The lake was a mirror when I arrived and water visibility was not great, cloudy with mud. I started at a few of my "special" bass spots that _almost_ always pay off, but not this evening. I worked my way down the Creek Road side of the lake from the boat rental building to Old Limekiln Road and had a real nice hit off a submerged log. The bass barely picked up my Coffee Worm and I felt the "tick" but then missed the hook set completely. I recast to the spot and a few casts later the bass picked up the bait again and this time I reared back (just like Bill Dance does). The bass pulled drag for a brief second but then popped off - I was pissed. 

I decided to rest the spot in hopes that the bass would settle and continued to stalk the shoreline. I found a smaller branch in about 3 feet of water near some reeds and, standing well back from the shoreline, flipped the lure under the branch. After a few more casts I was ready to move on when my line shot out - again I gave it the sharp hook set and 2-3lb LM Bass shot out of the water in a spectacular jump. Just then the lure comes flying back - strike two for me!

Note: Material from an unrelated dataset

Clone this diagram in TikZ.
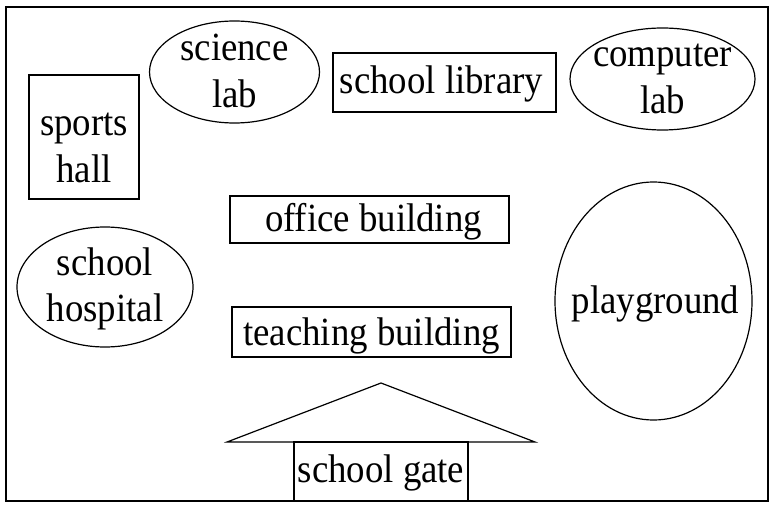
\documentclass[tikz,border=0pt]{standalone}
\usepackage{fontspec}
\setmainfont{Liberation Serif}
\newfontfamily\lblfont[FakeStretch=0.92]{Liberation Serif}
\newcommand{\twoline}[2]{\begin{tabular}[t]{@{}c@{}}#1\\#2\end{tabular}}
\usetikzlibrary{shapes.geometric}
\begin{document}
\begin{tikzpicture}[x=1pt,y=-1pt,line width=1.2pt,
  lbl/.style={font=\lblfont\fontsize{40}{47}\selectfont,inner sep=0pt,anchor=base},
  boxshape/.style={draw,rectangle,inner sep=0pt},
  ovalshape/.style={draw,ellipse,inner sep=0pt}]
\useasboundingbox (0,0) rectangle (775,510);
\fill[white] (0,0) rectangle (775,510);
% frame
\draw (6,7) rectangle (768,501);
% boxes
\node[boxshape,minimum width=110pt,minimum height=124pt] (sports) at (84,137) {};
\node[boxshape,minimum width=223pt,minimum height=59pt] (library) at (444.5,82.5) {};
\node[boxshape,minimum width=279pt,minimum height=47pt] (office) at (369.5,219.5) {};
\node[boxshape,minimum width=279pt,minimum height=50pt] (teaching) at (371.5,332) {};
% ellipses
\node[ovalshape,minimum width=170pt,minimum height=102pt] (science) at (234.5,72) {};
\node[ovalshape,minimum width=185pt,minimum height=102pt] (computer) at (662.5,79) {};
\node[ovalshape,minimum width=176pt,minimum height=120pt] (hospital) at (105,287) {};
\node[ovalshape,minimum width=197pt,minimum height=238pt] (playground) at (653.5,301) {};
% gate
\coordinate (roofL) at (227,442);
\coordinate (roofR) at (535,442);
\coordinate (roofT) at (381,383);
\draw[line join=miter] (roofL) -- (roofT) -- (roofR) -- cycle;
\node[boxshape,minimum width=174pt,minimum height=59pt] (gate) at (381,471.5) {};
% labels
\node[lbl,yshift=1pt] (sportst) at (sports) {\twoline{sports}{hall}};
\node[lbl,yshift=11pt] (sciencet) at (science) {\twoline{science}{lab}};
\node[lbl,yshift=12pt] (computert) at (computer) {\twoline{computer}{lab}};
\node[lbl,yshift=12pt] (hospitalt) at (hospital) {\twoline{school}{hospital}};
\node[lbl,yshift=-12pt,xshift=2pt] (playgroundt) at (playground) {playground};
\node[lbl,yshift=-11.5pt,xshift=-3pt] (libraryt) at (library) {school library};
\node[lbl,yshift=-12.5pt,xshift=4pt] (officet) at (office) {office building};
\node[lbl,yshift=-13pt] (teachingt) at (teaching) {teaching building};
\node[lbl,yshift=-10.5pt] (gatet) at (gate) {school gate};
\end{tikzpicture}
\end{document}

I continued to work the shoreline and had a few pickups but no hookups :crazy: I was determined not to catch the skunk and even considered hiking all the way around the lake to a spot that I know holds lots of smaller bass - this option would give me a good 45 minute walk but leave me scant time to fish so I rejected the idea.

I worked my way back towards the dam end of the lake without even a touch. At about 8:30 as the last bit of sun was retreating behind the trees on the far shore I returned to a spot that I fished earlier that day. The white perch began crashing into the rocks and sunfish where dimpling the top as they ate bugs, sticks, bubbles and my line where it entered the water. I worked my spot carefully and on the second cast I was rewarded with a nice LM Bass. The bass went crazy when I set the hook, jumping completely out of the water twice and making a strong run. 

As I eased it onto the shore, the hook popped out and the bass shot into a space between two rocks wedging itself firmly. I crawled onto the rocks and reached under a large boulder - I could grab the head but there was not enough space to pull the fish out. After some maneuvering I was able to gently push the fish backwards and grab the lip.

Here it is - well worth the work!












That reminds me - I never did get back to the that submerged log - guess i will have to go again tonight


----------



## Jim (Jun 26, 2007)

Great work as usual Esquired!


----------



## Captain Ahab (Jun 26, 2007)

Sorry it was not on your worm this time - I opted for a PC Baits Coffee Worm


----------